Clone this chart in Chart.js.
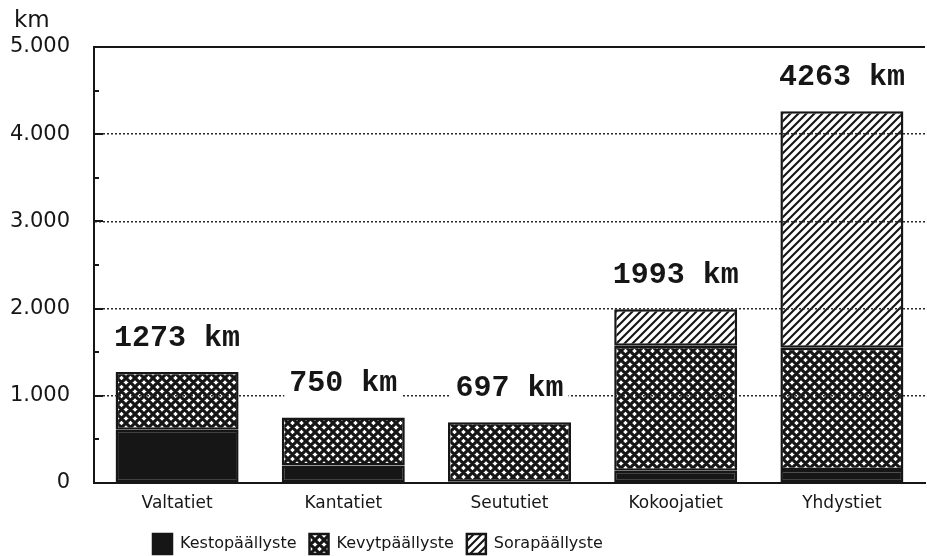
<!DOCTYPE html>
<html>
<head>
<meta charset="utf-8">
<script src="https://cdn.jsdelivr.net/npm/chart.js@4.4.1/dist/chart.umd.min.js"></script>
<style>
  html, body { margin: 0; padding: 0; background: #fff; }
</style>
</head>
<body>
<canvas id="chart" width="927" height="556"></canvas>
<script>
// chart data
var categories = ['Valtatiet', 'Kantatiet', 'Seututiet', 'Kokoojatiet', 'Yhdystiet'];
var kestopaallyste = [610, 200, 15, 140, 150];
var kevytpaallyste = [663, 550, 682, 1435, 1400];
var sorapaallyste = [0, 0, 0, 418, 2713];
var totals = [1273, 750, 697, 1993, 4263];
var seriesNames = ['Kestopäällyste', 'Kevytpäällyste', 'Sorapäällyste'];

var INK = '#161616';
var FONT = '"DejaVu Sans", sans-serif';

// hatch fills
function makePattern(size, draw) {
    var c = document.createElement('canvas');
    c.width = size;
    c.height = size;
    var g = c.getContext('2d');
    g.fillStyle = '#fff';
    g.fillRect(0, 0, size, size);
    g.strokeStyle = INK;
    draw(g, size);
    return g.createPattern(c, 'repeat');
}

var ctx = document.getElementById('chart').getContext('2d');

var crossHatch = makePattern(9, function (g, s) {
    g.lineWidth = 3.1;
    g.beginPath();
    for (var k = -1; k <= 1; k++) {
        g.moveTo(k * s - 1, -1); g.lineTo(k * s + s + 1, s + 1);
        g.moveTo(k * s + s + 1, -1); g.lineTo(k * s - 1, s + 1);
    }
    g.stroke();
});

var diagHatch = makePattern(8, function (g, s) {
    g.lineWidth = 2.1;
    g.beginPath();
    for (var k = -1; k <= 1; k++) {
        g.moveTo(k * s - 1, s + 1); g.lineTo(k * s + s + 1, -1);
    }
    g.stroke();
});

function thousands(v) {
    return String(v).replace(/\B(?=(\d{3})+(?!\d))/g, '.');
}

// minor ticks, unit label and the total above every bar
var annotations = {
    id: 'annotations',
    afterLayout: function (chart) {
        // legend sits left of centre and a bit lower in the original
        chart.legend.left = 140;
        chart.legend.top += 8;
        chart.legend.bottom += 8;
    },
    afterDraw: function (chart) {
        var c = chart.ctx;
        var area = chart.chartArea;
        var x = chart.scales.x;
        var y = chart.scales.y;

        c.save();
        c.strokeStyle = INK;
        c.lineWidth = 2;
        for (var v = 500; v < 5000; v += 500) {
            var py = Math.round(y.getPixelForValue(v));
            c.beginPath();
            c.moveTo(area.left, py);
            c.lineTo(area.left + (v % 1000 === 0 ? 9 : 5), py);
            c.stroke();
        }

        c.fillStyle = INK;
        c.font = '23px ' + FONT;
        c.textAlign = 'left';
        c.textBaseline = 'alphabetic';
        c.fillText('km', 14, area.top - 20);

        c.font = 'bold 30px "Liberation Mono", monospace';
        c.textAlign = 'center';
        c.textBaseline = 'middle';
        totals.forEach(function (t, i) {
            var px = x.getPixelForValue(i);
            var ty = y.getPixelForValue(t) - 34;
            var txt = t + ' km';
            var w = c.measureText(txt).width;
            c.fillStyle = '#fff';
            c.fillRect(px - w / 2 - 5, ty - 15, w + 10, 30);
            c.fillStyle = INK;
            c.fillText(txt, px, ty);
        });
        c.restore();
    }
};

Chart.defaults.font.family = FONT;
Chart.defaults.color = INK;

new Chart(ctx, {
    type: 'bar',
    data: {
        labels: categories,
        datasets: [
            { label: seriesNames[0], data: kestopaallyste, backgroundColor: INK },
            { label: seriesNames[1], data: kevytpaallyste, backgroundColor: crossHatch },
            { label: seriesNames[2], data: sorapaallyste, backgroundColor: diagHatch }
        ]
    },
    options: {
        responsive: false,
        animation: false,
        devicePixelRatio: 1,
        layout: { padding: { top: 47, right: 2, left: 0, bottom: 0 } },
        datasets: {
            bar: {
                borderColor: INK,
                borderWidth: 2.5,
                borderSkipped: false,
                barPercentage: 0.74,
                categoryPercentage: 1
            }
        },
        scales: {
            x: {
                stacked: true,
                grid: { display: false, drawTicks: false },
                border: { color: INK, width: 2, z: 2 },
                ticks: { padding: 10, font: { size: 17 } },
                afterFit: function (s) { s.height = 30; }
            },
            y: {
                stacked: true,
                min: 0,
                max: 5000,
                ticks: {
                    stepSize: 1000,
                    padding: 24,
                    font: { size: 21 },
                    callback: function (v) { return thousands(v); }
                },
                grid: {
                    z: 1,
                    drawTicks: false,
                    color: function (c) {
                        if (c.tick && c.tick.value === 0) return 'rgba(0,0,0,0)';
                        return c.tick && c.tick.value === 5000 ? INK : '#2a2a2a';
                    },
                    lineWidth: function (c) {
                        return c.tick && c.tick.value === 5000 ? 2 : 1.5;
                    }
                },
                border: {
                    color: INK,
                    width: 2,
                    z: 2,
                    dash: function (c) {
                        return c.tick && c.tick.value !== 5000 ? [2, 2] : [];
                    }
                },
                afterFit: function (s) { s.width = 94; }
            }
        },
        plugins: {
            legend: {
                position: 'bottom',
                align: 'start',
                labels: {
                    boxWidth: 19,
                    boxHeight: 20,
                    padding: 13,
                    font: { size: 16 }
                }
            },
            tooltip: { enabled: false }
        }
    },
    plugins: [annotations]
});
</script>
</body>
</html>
---
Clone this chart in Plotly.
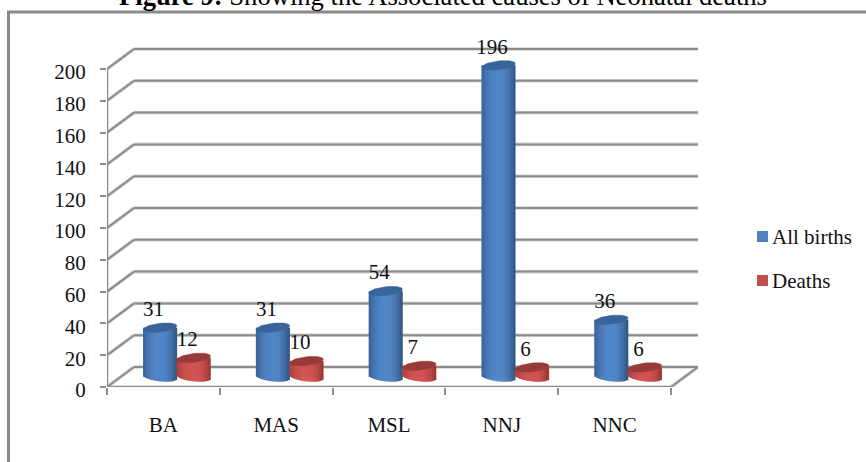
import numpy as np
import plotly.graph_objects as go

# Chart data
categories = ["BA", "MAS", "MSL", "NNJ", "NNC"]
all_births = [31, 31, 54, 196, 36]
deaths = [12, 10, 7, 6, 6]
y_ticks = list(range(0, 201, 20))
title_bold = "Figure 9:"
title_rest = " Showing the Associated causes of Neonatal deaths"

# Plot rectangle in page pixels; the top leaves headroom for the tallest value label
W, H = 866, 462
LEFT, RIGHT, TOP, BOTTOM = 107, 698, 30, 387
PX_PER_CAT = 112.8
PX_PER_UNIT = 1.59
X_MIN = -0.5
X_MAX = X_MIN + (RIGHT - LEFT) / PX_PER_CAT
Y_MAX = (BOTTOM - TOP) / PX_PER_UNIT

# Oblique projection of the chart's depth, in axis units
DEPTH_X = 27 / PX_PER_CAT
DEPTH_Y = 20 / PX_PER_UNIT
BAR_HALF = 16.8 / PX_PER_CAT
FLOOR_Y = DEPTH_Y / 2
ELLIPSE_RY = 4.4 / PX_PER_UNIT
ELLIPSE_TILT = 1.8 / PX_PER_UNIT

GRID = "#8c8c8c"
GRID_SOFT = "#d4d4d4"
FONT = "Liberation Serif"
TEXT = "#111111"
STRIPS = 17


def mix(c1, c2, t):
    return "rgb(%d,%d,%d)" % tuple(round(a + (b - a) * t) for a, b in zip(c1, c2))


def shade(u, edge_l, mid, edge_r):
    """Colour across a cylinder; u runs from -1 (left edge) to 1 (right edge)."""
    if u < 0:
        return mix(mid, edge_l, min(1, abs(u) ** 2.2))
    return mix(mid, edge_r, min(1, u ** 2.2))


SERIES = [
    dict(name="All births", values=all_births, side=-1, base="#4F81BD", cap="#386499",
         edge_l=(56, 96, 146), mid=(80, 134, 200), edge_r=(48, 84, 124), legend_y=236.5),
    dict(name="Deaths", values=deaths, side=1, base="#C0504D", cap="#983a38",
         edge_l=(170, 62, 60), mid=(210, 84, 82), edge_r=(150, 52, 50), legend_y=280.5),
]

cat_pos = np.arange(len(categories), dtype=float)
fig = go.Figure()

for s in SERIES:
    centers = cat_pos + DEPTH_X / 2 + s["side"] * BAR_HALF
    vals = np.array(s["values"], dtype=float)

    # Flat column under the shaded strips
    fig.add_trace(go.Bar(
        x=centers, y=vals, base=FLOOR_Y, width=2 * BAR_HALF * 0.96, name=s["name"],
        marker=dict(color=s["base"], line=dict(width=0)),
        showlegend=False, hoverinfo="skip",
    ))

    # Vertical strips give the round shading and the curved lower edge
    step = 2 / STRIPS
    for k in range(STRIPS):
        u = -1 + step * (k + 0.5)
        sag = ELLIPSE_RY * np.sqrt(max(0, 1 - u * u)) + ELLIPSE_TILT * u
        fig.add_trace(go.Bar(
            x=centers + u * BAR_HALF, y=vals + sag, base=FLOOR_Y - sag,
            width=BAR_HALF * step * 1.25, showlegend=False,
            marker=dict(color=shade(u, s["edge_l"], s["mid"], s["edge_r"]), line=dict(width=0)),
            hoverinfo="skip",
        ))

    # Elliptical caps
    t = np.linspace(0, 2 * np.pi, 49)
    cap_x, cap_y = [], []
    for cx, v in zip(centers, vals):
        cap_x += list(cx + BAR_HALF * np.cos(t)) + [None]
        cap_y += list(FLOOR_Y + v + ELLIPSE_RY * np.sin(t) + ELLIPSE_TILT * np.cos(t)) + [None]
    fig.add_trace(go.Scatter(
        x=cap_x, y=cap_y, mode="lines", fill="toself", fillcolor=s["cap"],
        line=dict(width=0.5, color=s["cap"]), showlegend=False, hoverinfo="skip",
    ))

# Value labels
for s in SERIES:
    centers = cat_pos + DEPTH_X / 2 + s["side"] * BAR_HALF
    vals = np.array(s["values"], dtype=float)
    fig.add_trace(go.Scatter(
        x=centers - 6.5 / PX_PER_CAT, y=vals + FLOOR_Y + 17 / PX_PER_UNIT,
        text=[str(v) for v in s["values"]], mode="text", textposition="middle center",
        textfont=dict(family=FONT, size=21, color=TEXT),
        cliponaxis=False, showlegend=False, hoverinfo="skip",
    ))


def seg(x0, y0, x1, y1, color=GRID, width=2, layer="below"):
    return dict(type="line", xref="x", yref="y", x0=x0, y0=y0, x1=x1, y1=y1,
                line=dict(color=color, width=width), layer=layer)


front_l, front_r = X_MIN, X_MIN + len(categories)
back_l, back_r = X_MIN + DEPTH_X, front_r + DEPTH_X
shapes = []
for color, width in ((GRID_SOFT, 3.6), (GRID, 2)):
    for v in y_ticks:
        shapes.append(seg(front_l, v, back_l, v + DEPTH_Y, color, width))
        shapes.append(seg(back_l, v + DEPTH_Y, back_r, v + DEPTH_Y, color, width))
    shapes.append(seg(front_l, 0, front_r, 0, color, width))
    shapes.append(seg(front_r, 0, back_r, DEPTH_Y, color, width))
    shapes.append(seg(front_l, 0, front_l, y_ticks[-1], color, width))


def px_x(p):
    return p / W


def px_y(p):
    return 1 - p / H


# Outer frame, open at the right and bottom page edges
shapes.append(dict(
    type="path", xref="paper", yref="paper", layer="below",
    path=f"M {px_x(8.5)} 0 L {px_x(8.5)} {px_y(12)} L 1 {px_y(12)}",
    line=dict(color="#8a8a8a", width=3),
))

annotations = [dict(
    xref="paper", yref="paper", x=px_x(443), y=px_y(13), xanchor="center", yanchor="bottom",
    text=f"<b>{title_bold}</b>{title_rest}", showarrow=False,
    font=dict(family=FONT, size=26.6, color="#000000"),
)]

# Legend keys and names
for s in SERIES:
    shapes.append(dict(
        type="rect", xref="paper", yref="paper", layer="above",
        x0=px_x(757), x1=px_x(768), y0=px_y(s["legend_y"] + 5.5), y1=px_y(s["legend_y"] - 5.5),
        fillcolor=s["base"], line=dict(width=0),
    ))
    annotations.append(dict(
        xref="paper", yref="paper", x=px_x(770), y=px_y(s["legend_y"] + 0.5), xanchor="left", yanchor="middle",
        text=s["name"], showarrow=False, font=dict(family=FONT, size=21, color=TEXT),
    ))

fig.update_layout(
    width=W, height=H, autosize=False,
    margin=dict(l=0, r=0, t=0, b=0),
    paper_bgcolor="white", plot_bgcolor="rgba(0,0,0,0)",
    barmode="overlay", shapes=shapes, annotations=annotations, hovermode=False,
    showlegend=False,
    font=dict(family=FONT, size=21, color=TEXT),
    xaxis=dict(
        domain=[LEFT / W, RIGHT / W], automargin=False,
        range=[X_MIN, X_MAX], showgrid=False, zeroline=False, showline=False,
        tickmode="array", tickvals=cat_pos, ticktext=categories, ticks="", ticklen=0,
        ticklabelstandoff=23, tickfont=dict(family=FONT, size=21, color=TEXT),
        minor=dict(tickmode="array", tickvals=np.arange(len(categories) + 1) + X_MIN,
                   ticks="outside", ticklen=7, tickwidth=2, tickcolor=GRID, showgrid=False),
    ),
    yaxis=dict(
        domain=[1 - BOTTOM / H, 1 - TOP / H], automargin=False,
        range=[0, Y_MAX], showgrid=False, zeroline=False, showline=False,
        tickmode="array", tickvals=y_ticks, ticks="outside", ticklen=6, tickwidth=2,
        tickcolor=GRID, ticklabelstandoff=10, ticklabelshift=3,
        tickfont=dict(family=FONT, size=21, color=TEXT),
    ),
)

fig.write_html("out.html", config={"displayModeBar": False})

_TASK INSTRUCTIONS_. All lines above starting at the one with "Clone this chart in Plotly." and ending at the one with "Showing the Associated", inclusive, are to be printed again exactly, with the pictures left out.

_OUTPUT OF THE TASK_.
Clone this chart in Plotly.
import numpy as np
import plotly.graph_objects as go

# Chart data
categories = ["BA", "MAS", "MSL", "NNJ", "NNC"]
all_births = [31, 31, 54, 196, 36]
deaths = [12, 10, 7, 6, 6]
y_ticks = list(range(0, 201, 20))
title_bold = "Figure 9:"
title_rest = " Showing the Associated causes of Neonatal deaths"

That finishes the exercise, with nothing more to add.